Time to Reimagine Educational Research in America
In just a few weeks it will be three or more years since the research and data agencies in the U.S. Department of Education have had permanent leaders. Neither the Obama administration nor the Trump administration has lifted a finger to make those nominations and appointments. The director of the Institute of Education Sciences (IES) departed on August 29, 2014. The commissioner of the National Center for Education Statistics (NCES) departed on December 31, 2013.
This time period also means that the blame falls on Arne Duncan, John King and Betsy DeVos, leaders who have neither recognized nor acted to shore up the parts of the education department that are almost universally recognized as being fundamental to any federal role. In fact, the data aspect goes back to just after the Civil War when a much slimmer department of education was created, albeit one with three employees just to report on the condition of education in the land.
Why have the vacancies persisted? One can only speculate, but the fact is that both agencies released data and research that was contrary to the political positions taken in the Obama years by Arne Duncan and the White House. John King, Duncan’s successor, either did not care or simply felt that taking action was not worth the effort, even though both positions are for designated periods that are intentionally designed to transcend presidential terms. Betsy DeVos has but a fraction of her team in place and there is no sign that these positions are priorities.
Research is a function that would be inefficiently done by states. Questions about teaching and learning have no state boundaries and there has been agreement for over 60 years that this is something that the federal government is best positioned to carry out, just as is the case in health, agriculture and science. Unfortunately, with a budget of less than $220 million dollars, far less than a fraction of one percent of its total education expenditures, America spends far less on education than on health, nutrition, agriculture and science. Yet, education is key to a functioning society.
Good and accurate data is vital. No state can make sound decisions without good data and every state wants to know how they stack up against their neighbors. States also need data on birth rates, population growth or decline and information about education costs and expenses.
The experiences of the last several years raise the question of whether the research and data function of the U.S. Department of Education can any longer prosper in the same agency that we now see serves an overtly partisan political purpose. Is it time to consider taking the entire Institute of Education Science and making it a separate agency?
While there is no real model for this in the United States, other nations have models that are worth exploring. Australia created ACER, the Australian Council for Educational Research, a nonprofit that is governed by a board representing a wide cross-section of interests in that nation.

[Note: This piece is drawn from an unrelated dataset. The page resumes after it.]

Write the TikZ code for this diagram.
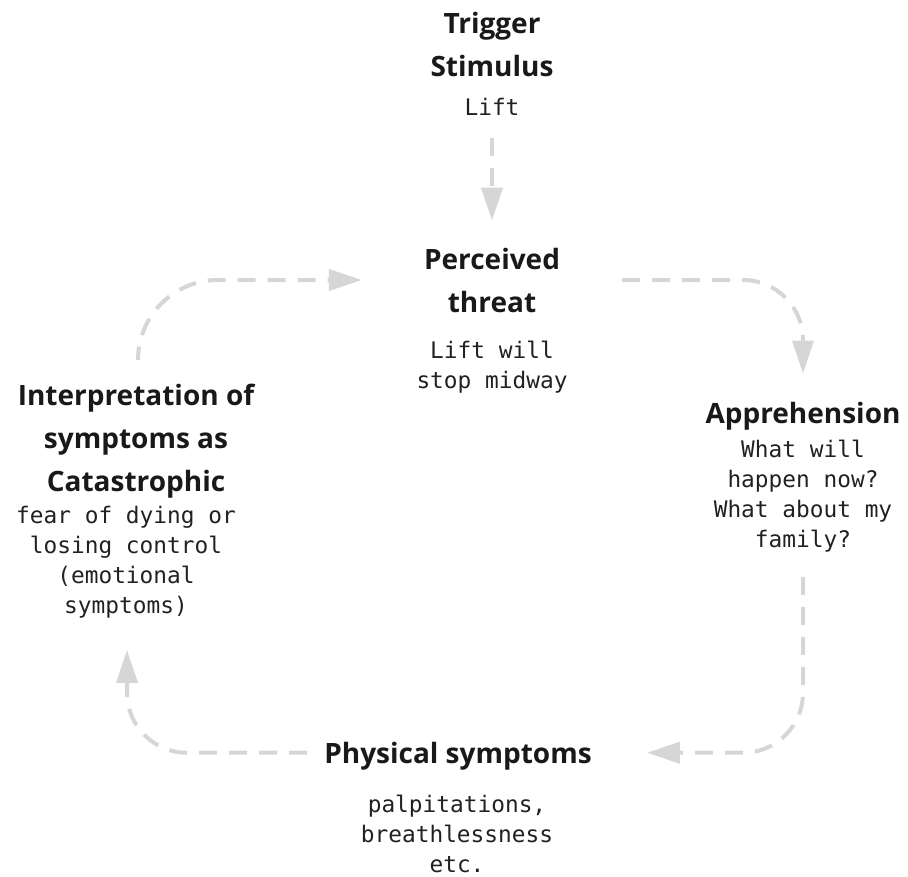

Interestingly, ACER was created in 1930 with a grant from the Carnegie Corporation of New York. Perhaps it is time for Carnegie to make a similar investment in America. Clearly, a bold move is necessary to move us past the neglect that exists here.
Christopher Cross is a former assistant secretary of the U.S. Department of Education for educational research and improvement, former president of the Maryland State Board of Education and chair of Cross & Joftus, an education consulting company.